Blackfriars Bridge was held up by a single 76-year-old woman who lay in the road and refused to budge. Lucy Harding said she had first learned about climate change from her stepson in 1976. "That's a long time to know that we are in danger and it has been really frightening to see it coming closer and closer, seeing tipping point after tipping point pass," she said. "It's awful to be 76, to actually see the end of my life coming, and knowing what has been left behind."
About two dozen officers from the City of London police surrounded Ms Harding, who said she was determined to be arrested. However, she voluntarily ended her blockade after officers refused to pick her up and threatened to call an ambulance to take her away.
On Good Friday the city's Metropolitan Police tweeted that "we are seeing pockets of protest which are causing delays and disruption across central London" and "officers are on scene and working to manage the impact."
On Saturday veteran environmental activist Daniel Mark Hooper, known as ‘Swampy’ , scaled Marble Arch along with a fellow climber to hang a giant banner across the monumental gate by Hyde Park in London’s West End to the cheers of hundreds of supporters who blocked the junction at Marble Arch. Seventy were later arrested.

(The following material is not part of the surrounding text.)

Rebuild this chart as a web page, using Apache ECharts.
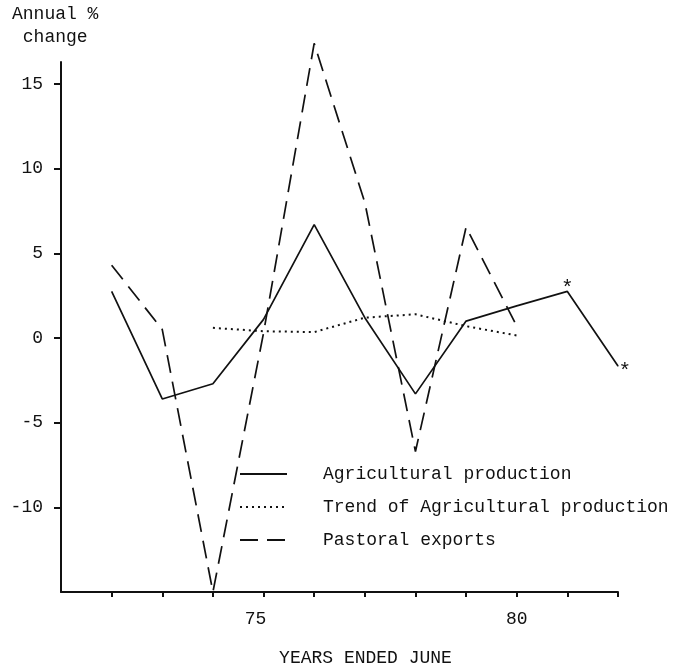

The banner drop marked the close of a week of Extinction Rebellion actions in central London which have seen the convergence of environmental groups around a demand for an immediate end to all new fossil fuel projects. The Just Stop Oil Coalition, Greenpeace and Friends of the Earth are among those who have been calling for an end to fossil fuels, as well as intergovernmental organisations such as the United Nations and the International Energy Agency
Extinction Rebellion believes it is a citizen’s duty to rebel, using peaceful civil disobedience, when faced with criminal inactivity by their Government. XR’s key demands are:
- Government must tell the truth by declaring a climate and ecological emergency, working with other institutions to communicate the urgency for change.
- Government must act now to halt biodiversity loss and reduce greenhouse gas emissions to net zero by 2025.
- Government must create and be led by the decisions of a Citizens’ Assembly on climate and ecological justice.